The fourth-annual Y-Prize — a competition in which teams propose innovative commercial applications for technology invented by Penn researchers — will hold its kick-off event on Monday.

The Y-Prize is a competition in which students examine the intersection of engineering and business, find applications for cutting-edge technologies and step into the shoes of budding entrepreneurs. Instead of coming up with innovative solutions for problems, participants need to identify problems for the technology to solve.

This year, coordinators restructured the design of the Y-Prize. Though the technologies were “more strictly just engineering” in the past, they’ve branched into the field of biomedical engineering this year “using technologies that were developed in a medical context, but really can have applications that go far beyond that field,” as Michelle Eckert, marketing and communications coordinator of the Mack Institute for Innovation Management, put it.

The competition has two phases: In the first phase, each team submits a video pitch and slide deck online illustrating an idea for an application of Y-Prize technology. Finalists, who are announced on Nov. 20, enter the second phase, in which they present their ideas to a panel of industry leaders who decide the winning team that will receive a prize of $10,000.

Many of the ideas generated during past years have been developed into innovative and successful companies. The winners of the 2012-13 Y-Prize were 2015 Engineering graduate Dick Zhang and 2016 Wharton Ph.D. student Andy Wuof Identified Technologies. Their idea was to use self-piloting aerial survey drones for land surveying and aerial mapping.

“Today, we’re a fully operational company,” Zhang said. He largely attributed his company’s success to the Y-Prize, saying that if it weren’t for this competition, he “most certainly would not have pursued this kind of entrepreneurial work.”

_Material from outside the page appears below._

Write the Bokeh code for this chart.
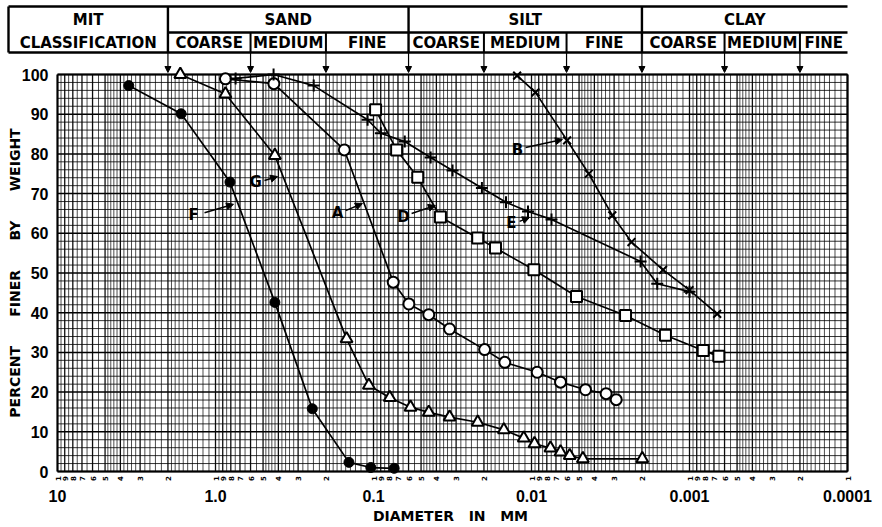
import math
from bokeh.plotting import figure
from bokeh.models import Range1d, Arrow, NormalHead, ColumnDataSource
from bokeh.embed import file_html
from bokeh.resources import INLINE
from bokeh.core.properties import value

# ---------------- data (diameter in mm, percent finer by weight) ----------------
F_d = [3.54, 1.65, 0.81, 0.421, 0.244, 0.143, 0.104, 0.074]
F_p = [97.2, 90.1, 72.9, 42.6, 15.8, 2.3, 1.0, 0.8]

G_d = [1.67, 0.865, 0.421, 0.148, 0.107, 0.0789, 0.0583, 0.0447, 0.033, 0.0219,
       0.01496, 0.0112, 0.00957, 0.00759, 0.00655, 0.00573, 0.00473, 0.00199]
G_p = [100, 95.1, 79.6, 33.4, 21.7, 18.6, 16.2, 14.9, 13.7, 12.4,
       10.5, 8.4, 7.0, 5.9, 4.9, 4.0, 3.2, 3.2]

A_d = [0.865, 0.427, 0.153, 0.075, 0.0597, 0.0447, 0.033, 0.0198, 0.01476,
       0.0092, 0.00655, 0.00455, 0.00337, 0.00291]
A_p = [98.9, 97.7, 81.0, 47.7, 42.2, 39.5, 35.9, 30.7, 27.5, 25.0, 22.5, 20.6, 19.6, 18.1]

D_d = [0.097, 0.0714, 0.0525, 0.0377, 0.0219, 0.0169, 0.00966, 0.00519,
       0.00254, 0.00142, 0.000819, 0.000652]
D_p = [91.1, 81.0, 74.1, 64.1, 58.8, 56.3, 50.8, 44.1, 39.3, 34.3, 30.5, 29.0]

E_d = [0.746, 0.429, 0.239, 0.109, 0.0898, 0.0634, 0.0435, 0.0316, 0.0206,
       0.0145, 0.01052, 0.00747, 0.00204, 0.0016, 0.001]
E_p = [99.0, 100, 97.2, 88.6, 85.2, 83.1, 79.1, 75.8, 71.4, 67.8, 65.5, 63.5,
       52.9, 47.3, 45.3]

B_d = [0.01233, 0.00944, 0.00595, 0.00434, 0.00308, 0.00233, 0.00147, 0.001, 0.000668]
B_p = [99.7, 95.5, 83.4, 75.0, 64.5, 57.8, 50.8, 45.7, 39.7]

# curve name labels and their arrows
lab_names = ["F", "G", "A", "D", "E", "B"]
lab_d = [1.378, 0.558, 0.169, 0.0646, 0.0134, 0.01227]
lab_p = [64.7, 73.0, 65.0, 64.2, 62.5, 81.1]
arr_d0 = [1.174, 0.490, 0.150, 0.0574, 0.0119, 0.0109]
arr_p0 = [65.2, 73.3, 65.7, 65.0, 63.0, 81.6]
arr_d1 = [0.769, 0.405, 0.1175, 0.0406, 0.0103, 0.00637]
arr_p1 = [67.3, 74.3, 67.5, 67.0, 64.0, 83.6]

# MIT classification boundaries (mm)
class_main = ["SAND", "SILT", "CLAY"]
class_main_bounds = [2, 0.06, 0.002, 0.0001]
class_sub = ["COARSE", "MEDIUM", "FINE", "COARSE", "MEDIUM", "FINE", "COARSE", "MEDIUM", "FINE"]
class_sub_bounds = [2, 0.6, 0.2, 0.06, 0.02, 0.006, 0.002, 0.0006, 0.0002, 0.0001]

# axes
x_ticks = [10, 1, 0.1, 0.01, 0.001, 0.0001]
x_tick_labels = ["10", "1.0", "0.1", "0.01", "0.001", "0.0001"]
y_ticks = [0, 10, 20, 30, 40, 50, 60, 70, 80, 90, 100]
x_title = "DIAMETER\u00a0\u00a0\u00a0IN\u00a0\u00a0\u00a0MM"
y_title = ("PERCENT\u00a0\u00a0\u00a0\u00a0\u00a0\u00a0FINER\u00a0\u00a0\u00a0\u00a0\u00a0\u00a0"
           "BY\u00a0\u00a0\u00a0\u00a0\u00a0\u00a0WEIGHT")

# ---------------- layout (page pixels; the page has no margin) ----------------
W, H = 882, 527
PX_X0 = 57.0               # page x of d = 10
DEC = 158.0                # pixels per decade
PX_Y0 = 471.0              # page y of 0 %
PCT = 3.97                 # pixels per percent


def d_of(px):
    return 10 ** (1 - (px - PX_X0) / DEC)


def p_of(py):
    return (PX_Y0 - py) / PCT


BOLD = value("DejaVu Sans")
NUMF = value("Liberation Sans")

p = figure(width=W, height=H, x_axis_type="log",
           x_range=Range1d(d_of(0), d_of(W)), y_range=Range1d(p_of(H), p_of(0)),
           x_axis_location=None, y_axis_location=None,
           toolbar_location=None, output_backend="svg",
           min_border=0, outline_line_color=None)
for g in p.grid:
    g.visible = False

X_LO, X_HI = x_ticks[0], x_ticks[-1]
Y_LO, Y_HI = y_ticks[0], y_ticks[-1]

# ---------------- grid ----------------
major_m = [1, 2, 3, 4, 5, 6, 7, 8, 9]
minor_m = ([1 + 0.1 * i for i in range(1, 10)] + [2 + 0.2 * i for i in range(1, 15)]
           + [5 + 0.5 * i for i in range(1, 10)])
minor_m = [m for m in minor_m if abs(m - round(m)) > 1e-6]
gx_major = [m * 10 ** k for k in range(-4, 1) for m in major_m]
gx_minor = [m * 10 ** k for k in range(-4, 1) for m in minor_m]
gy_minor = [v for v in range(Y_LO, Y_HI + 1, 2) if v % 10]
gy_major = y_ticks

p.segment(x0=gx_minor, y0=[Y_LO] * len(gx_minor), x1=gx_minor, y1=[Y_HI] * len(gx_minor),
          line_color="black", line_alpha=0.7, line_width=1)
p.segment(x0=gx_major, y0=[Y_LO] * len(gx_major), x1=gx_major, y1=[Y_HI] * len(gx_major),
          line_color="black", line_alpha=0.95, line_width=1.3)
p.segment(x0=[X_LO] * len(gy_minor), y0=gy_minor, x1=[X_HI] * len(gy_minor), y1=gy_minor,
          line_color="black", line_alpha=0.8, line_width=1)
p.segment(x0=[X_LO] * len(gy_major), y0=gy_major, x1=[X_HI] * len(gy_major), y1=gy_major,
          line_color="black", line_alpha=1.0, line_width=1.5)
# frame
p.segment(x0=[X_LO, X_LO, X_LO, X_HI], y0=[Y_LO, Y_HI, Y_LO, Y_LO],
          x1=[X_HI, X_HI, X_LO, X_HI], y1=[Y_LO, Y_HI, Y_HI, Y_HI],
          line_color="black", line_width=2.2)

# ---------------- axis labels ----------------
p.text(x=[d_of(48)] * len(y_ticks), y=y_ticks, text=[str(v) for v in y_ticks],
       text_font=NUMF, text_font_style="bold", text_font_size="16px",
       text_align="right", text_baseline="middle", text_color="black")
p.text(x=x_ticks, y=[p_of(495)] * len(x_ticks), text=x_tick_labels,
       text_font=NUMF, text_font_style="bold", text_font_size="16px",
       text_align="center", text_baseline="middle", text_color="black")
digit_ticks = [m * 10 ** k for k in range(-4, 1) for m in major_m] + [10]
digit_labels = [str(int(round(t / 10 ** math.floor(math.log10(t) + 1e-9)))) for t in digit_ticks]
p.text(x=digit_ticks, y=[p_of(478)] * len(digit_ticks), text=digit_labels, angle=math.pi / 2,
       text_font=BOLD, text_font_style="bold", text_font_size="7px",
       text_align="center", text_baseline="middle", text_color="black")
p.text(x=[d_of(450)], y=[p_of(515)], text=[x_title], text_font=BOLD, text_font_style="bold",
       text_font_size="14px", text_align="center", text_baseline="middle", text_color="black")
p.text(x=[d_of(14)], y=[(Y_LO + Y_HI) / 2], text=[y_title], angle=math.pi / 2,
       text_font=BOLD, text_font_style="bold", text_font_size="14px",
       text_align="center", text_baseline="middle", text_color="black")

# ---------------- MIT classification header ----------------
left_edge = d_of(8)
right_edge = class_main_bounds[-1]
Y_TOP, Y_MID, Y_BOT, Y_ARR = p_of(6), p_of(32), p_of(52), p_of(72)

hx0 = [left_edge, class_main_bounds[0], left_edge]
hx1 = [right_edge, right_edge, right_edge]
hy = [Y_TOP, Y_MID, Y_BOT]
p.segment(x0=hx0, y0=hy, x1=hx1, y1=hy, line_color="black", line_width=2.4)
vx = [left_edge] + class_main_bounds[:-1]
p.segment(x0=vx, y0=[Y_TOP] * len(vx), x1=vx, y1=[Y_BOT] * len(vx),
          line_color="black", line_width=2.4)
sub_inner = [b for b in class_sub_bounds[1:-1] if b not in class_main_bounds]
p.segment(x0=sub_inner, y0=[Y_MID] * len(sub_inner), x1=sub_inner,
          y1=[Y_BOT] * len(sub_inner), line_color="black", line_width=2)

main_cx = [math.sqrt(a * b) for a, b in zip(class_main_bounds[:-1], class_main_bounds[1:])]
sub_cx = [math.sqrt(a * b) for a, b in zip(class_sub_bounds[:-1], class_sub_bounds[1:])]
mit_cx = math.sqrt(left_edge * class_main_bounds[0])
row1, row2 = p_of(19.5), p_of(42.5)

txt = dict(text_font=BOLD, text_font_style="bold", text_font_size="15px",
           text_align="center", text_baseline="middle", text_color="black")
p.text(x=[mit_cx, mit_cx], y=[row1, row2], text=["MIT", "CLASSIFICATION"], **txt)
p.text(x=main_cx, y=[row1] * len(main_cx), text=class_main, **txt)
p.text(x=sub_cx, y=[row2] * len(sub_cx), text=class_sub, **txt)

arr_b = class_sub_bounds[:-1]
asrc = ColumnDataSource(dict(x0=arr_b, y0=[Y_BOT] * len(arr_b), x1=arr_b, y1=[Y_ARR] * len(arr_b)))
p.add_layout(Arrow(source=asrc, x_start="x0", y_start="y0", x_end="x1", y_end="y1",
                   line_width=1.2, line_color="black",
                   end=NormalHead(size=6, fill_color="black", line_color="black")))

# ---------------- curves ----------------
LW = 1.7
for xs, ys in [(F_d, F_p), (G_d, G_p), (A_d, A_p), (D_d, D_p), (E_d, E_p), (B_d, B_p)]:
    p.line(xs, ys, line_color="black", line_width=LW)

p.scatter(F_d, F_p, marker="circle", size=10, fill_color="black", line_color="black")
p.scatter(G_d, G_p, marker="triangle", size=12, fill_color="white", line_color="black", line_width=2)
p.scatter(A_d, A_p, marker="circle", size=11, fill_color="white", line_color="black", line_width=2)
p.scatter(D_d, D_p, marker="square", size=11, fill_color="white", line_color="black", line_width=2)
p.scatter(E_d, E_p, marker="cross", size=12, line_color="black", line_width=2)
p.scatter(B_d, B_p, marker="x", size=11, line_color="black", line_width=2)

p.text(x=lab_d, y=lab_p, text=lab_names, text_font=BOLD, text_font_style="bold",
       text_font_size="15px", text_align="center", text_baseline="middle", text_color="black")
lsrc = ColumnDataSource(dict(x0=arr_d0, y0=arr_p0, x1=arr_d1, y1=arr_p1))
p.add_layout(Arrow(source=lsrc, x_start="x0", y_start="y0", x_end="x1", y_end="y1",
                   line_width=1.5, line_color="black",
                   end=NormalHead(size=7, fill_color="black", line_color="black")))

open("out.html", "w").write(file_html(p, INLINE))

The winners of the 2014-15 competition were 2015 Wharton and Engineering graduates Ashwin Amurthur and Teddy Guenin of Graphene Field Effect Transistor-Track Technologies. They utilized graphene, a patented nanotechnology developed by Penn Engineering professor A. T. Charlie Johnson, to invent the graphene field effect transistor, which detects leaks during fracking.

Previous winners offered words of wisdom for future competitors. Zhang reflected that storytelling was one skill he realized was important during the competition .

“Effectively telling a story in the 10 minutes for your pitch and keeping compelling aspects in your story is probably the most important of skills that you could work on,” Zhang said. Guenin added that competitors should “think outside the box on whatever the technology could be used for because the ideas the judges are really going to like are going to be the nonobvious ones.”